»»

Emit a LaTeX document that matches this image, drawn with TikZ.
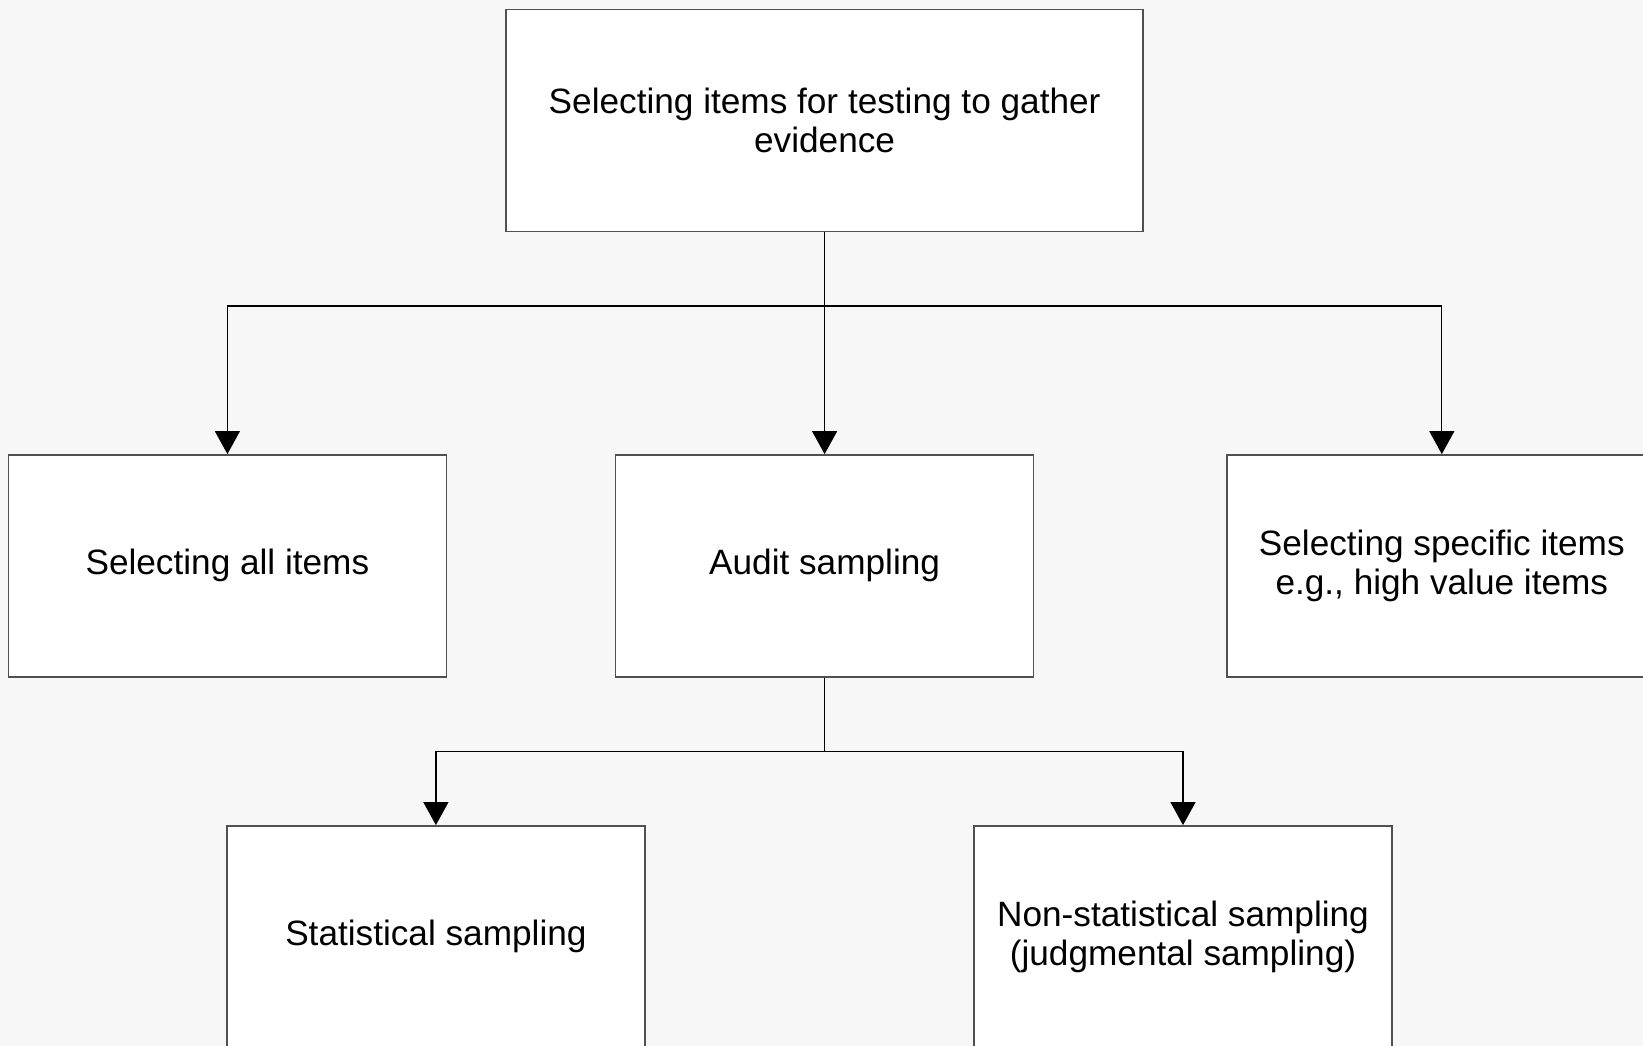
\documentclass[tikz,border=0pt]{standalone}
\usepackage{fontspec}
\setmainfont{Liberation Sans}
\usetikzlibrary{arrows.meta}
\definecolor{bgcol}{HTML}{F7F7F7}
\definecolor{boxline}{HTML}{505050}
\tikzset{
  box/.style={draw=boxline, line width=1.4pt, fill=white, rectangle,
    minimum height=222pt, inner sep=0pt, align=center,
    font=\fontsize{35.2}{39.8}\selectfont},
  arr/.style={line width=1.2pt, -{Triangle[width=25pt,length=23pt]}},
  conn/.style={line width=1.2pt}
}
\begin{document}
\begin{tikzpicture}[x=1pt,y=-1pt]
\fill[bgcol] (0,0) rectangle (1643,1046);
\useasboundingbox (0,0) rectangle (1643,1046);
\begin{scope}
\clip (0,0) rectangle (1643,1046);
\node[box, minimum width=637pt] (top) at (824.6,120.5) {Selecting items for testing to gather\\evidence};
\node[box, minimum width=438pt] (all) at (227.4,565.8) {Selecting all items};
\node[box, minimum width=418pt] (audit) at (824.6,565.8) {Audit sampling};
\node[box, minimum width=430pt] (spec) at (1441.8,565.8) {Selecting specific items\\e.g., high value items};
\node[box, minimum width=418pt] (stat) at (435.9,936.8) {Statistical sampling};
\node[box, minimum width=418pt] (nonstat) at (1183,936.8) {Non-statistical sampling\\(judgmental sampling)};
\coordinate (j1) at (824.6,306);
\coordinate (j2) at (824.6,751.3);
\draw[arr] (top.south) -- (audit.north);
\draw[arr] (j1) -| (all.north);
\draw[arr] (j1) -| (spec.north);
\draw[conn] (audit.south) -- (j2);
\draw[arr] (j2) -| (stat.north);
\draw[arr] (j2) -| (nonstat.north);
\end{scope}
\end{tikzpicture}
\end{document}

««

### What is asked
Give all the lines above again, character for character, without pictures.

### Response
Emit a LaTeX document that matches this image, drawn with TikZ.
\documentclass[tikz,border=0pt]{standalone}
\usepackage{fontspec}
\setmainfont{Liberation Sans}
\usetikzlibrary{arrows.meta}
\definecolor{bgcol}{HTML}{F7F7F7}
\definecolor{boxline}{HTML}{505050}
\tikzset{
  box/.style={draw=boxline, line width=1.4pt, fill=white, rectangle,
    minimum height=222pt, inner sep=0pt, align=center,
    font=\fontsize{35.2}{39.8}\selectfont},
  arr/.style={line width=1.2pt, -{Triangle[width=25pt,length=23pt]}},
  conn/.style={line width=1.2pt}
}
\begin{document}
\begin{tikzpicture}[x=1pt,y=-1pt]
\fill[bgcol] (0,0) rectangle (1643,1046);
\useasboundingbox (0,0) rectangle (1643,1046);
\begin{scope}
\clip (0,0) rectangle (1643,1046);
\node[box, minimum width=637pt] (top) at (824.6,120.5) {Selecting items for testing to gather\\evidence};
\node[box, minimum width=438pt] (all) at (227.4,565.8) {Selecting all items};
\node[box, minimum width=418pt] (audit) at (824.6,565.8) {Audit sampling};
\node[box, minimum width=430pt] (spec) at (1441.8,565.8) {Selecting specific items\\e.g., high value items};
\node[box, minimum width=418pt] (stat) at (435.9,936.8) {Statistical sampling};
\node[box, minimum width=418pt] (nonstat) at (1183,936.8) {Non-statistical sampling\\(judgmental sampling)};
\coordinate (j1) at (824.6,306);
\coordinate (j2) at (824.6,751.3);
\draw[arr] (top.south) -- (audit.north);
\draw[arr] (j1) -| (all.north);
\draw[arr] (j1) -| (spec.north);
\draw[conn] (audit.south) -- (j2);
\draw[arr] (j2) -| (stat.north);
\draw[arr] (j2) -| (nonstat.north);
\end{scope}
\end{tikzpicture}
\end{document}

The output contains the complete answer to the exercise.